I keep hoping that at some point in the not too distant future we will all look back with shame at how we as a society are behaving right now. We are so scared of everything that we are willing to employ as public servants merciless disciplinarians, ill-tempered and uncaring people who are singularly focused on enforcing the rules and unwilling to taken even a moment off to lend a simple hand to another human being in need. We are so groomed to accept them as our masters that judges and prosecutors even joke about these unfeeling authoritarians among us. On top of that, some our elected officials, and presumably much of the voting public, care so little about the least fortunate among us that they have essentially criminalized not having a place to live and designed punishments that will make it harder for those without the basic human need of shelter to find a place to live in the future.
When I complain about the criminal justice system, people sometimes joke about how trusting I am . They tell me how I have too much faith in individuals, and that everyone would go crazy if we didn’t keep them in line. When I hear that, I can’t help but think about how the powerless individuals I know act. They’re largely susceptible to reason, nonviolent, and often kind to each other. Stick a lot of them in a car, insulated from each other in their own deadly weapons flying down the road, and they turn into impatient raging assholes. Given them a badge and a gun and the power to arrest and charge, and many of them become tyrants. Even democracy, simply giving to large groups the power to govern themselves and others, is enough power to turn large groups of mostly good people into monsters.

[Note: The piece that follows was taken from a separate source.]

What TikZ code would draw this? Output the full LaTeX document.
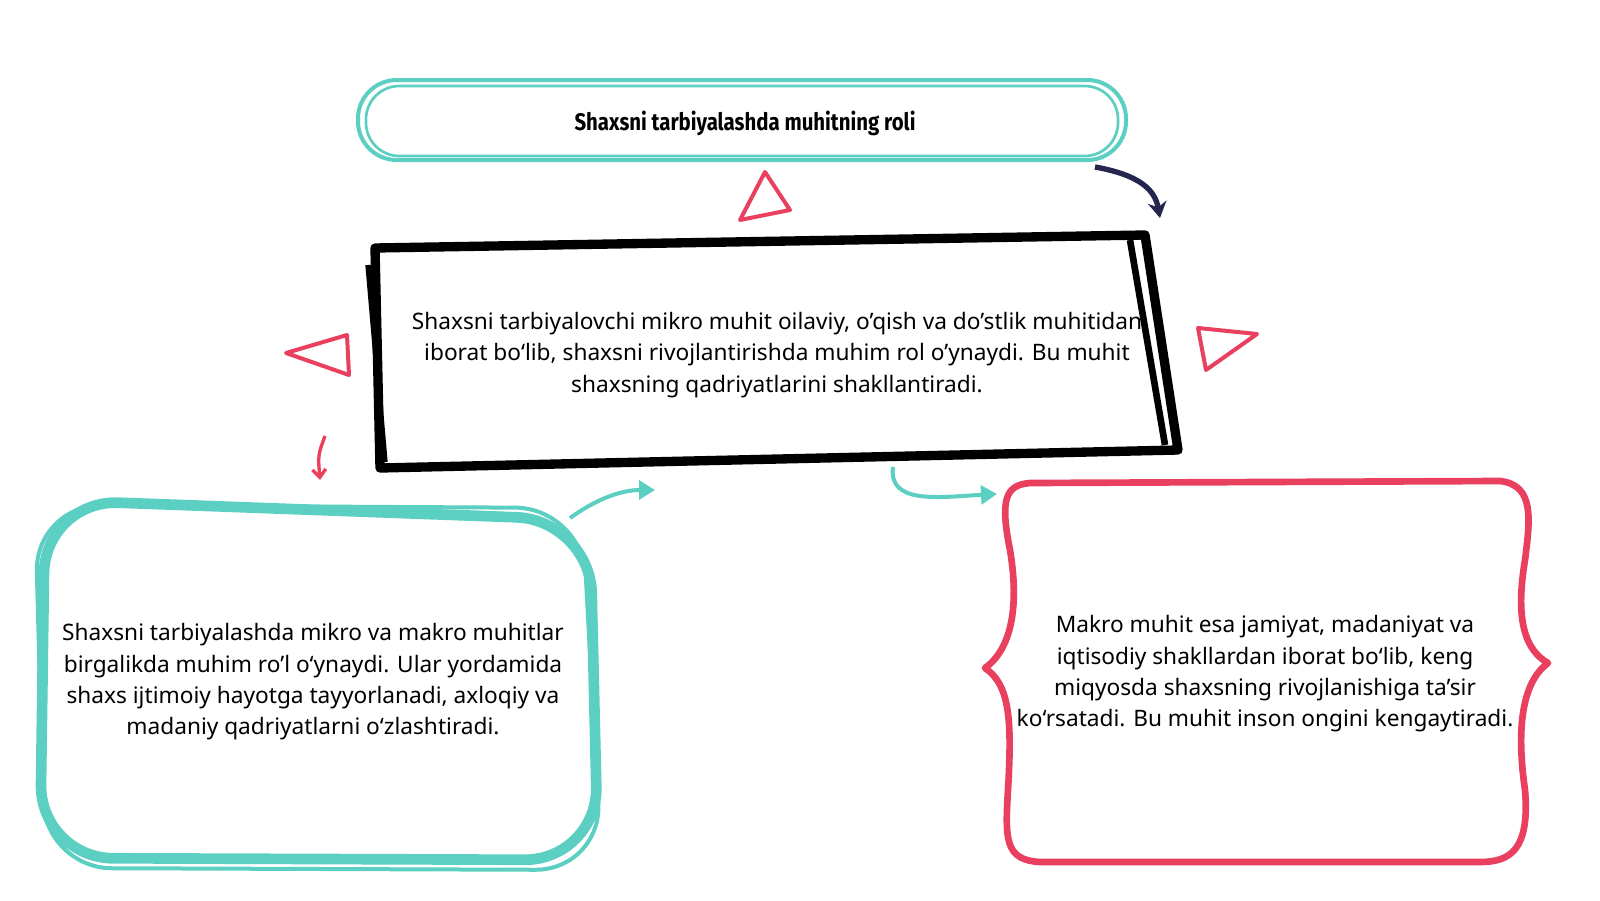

I don’t know many people who’d endanger the lives of others to get someplace first on foot, but thanks to the power of the automobile, I see people do just that most times I’m on the highway. I also don’t know many people who would be willing to assault, kidnap, and invade the privacy of someone else in their individual capacity, but I read about cops doing that every time I go to work. The average voter, even in Mesa, I hope, would not go up to a sleeping homeless person and forcibly take $200.00 from his wallet, yet the power to legislate has led them to do just that and worse.
It seems to me that there has to be a tipping point, and in a strange way, the past few days have almost made me more optimistic. I struggle to see how we could go downhill from here.
Filed under: Government Rants · Tags: arrest, cop, DUI, fine, gridlock, homeless, jail, mesa, mesa municipal court, motor, officer, profiling, search, shelter, target, ticket, traffic, urban camping
when people say that you have “too much faith in individuals” whose side are they on, the judges and prosecutors who don’t even pretend to care.
My biggest complaint with homeless people in a park near us is they often take the best tables. You have to get there mid-day if you want to stake out the best spots.
There is a shelter about 10 minutes walking distance, but many use it for hygiene and a mail drop, not sleeping. I’ve never felt threatened or intimidated by them although the conversations can sometimes get a little wacky. Many Americans seemed to be conditioned to fear the unknown.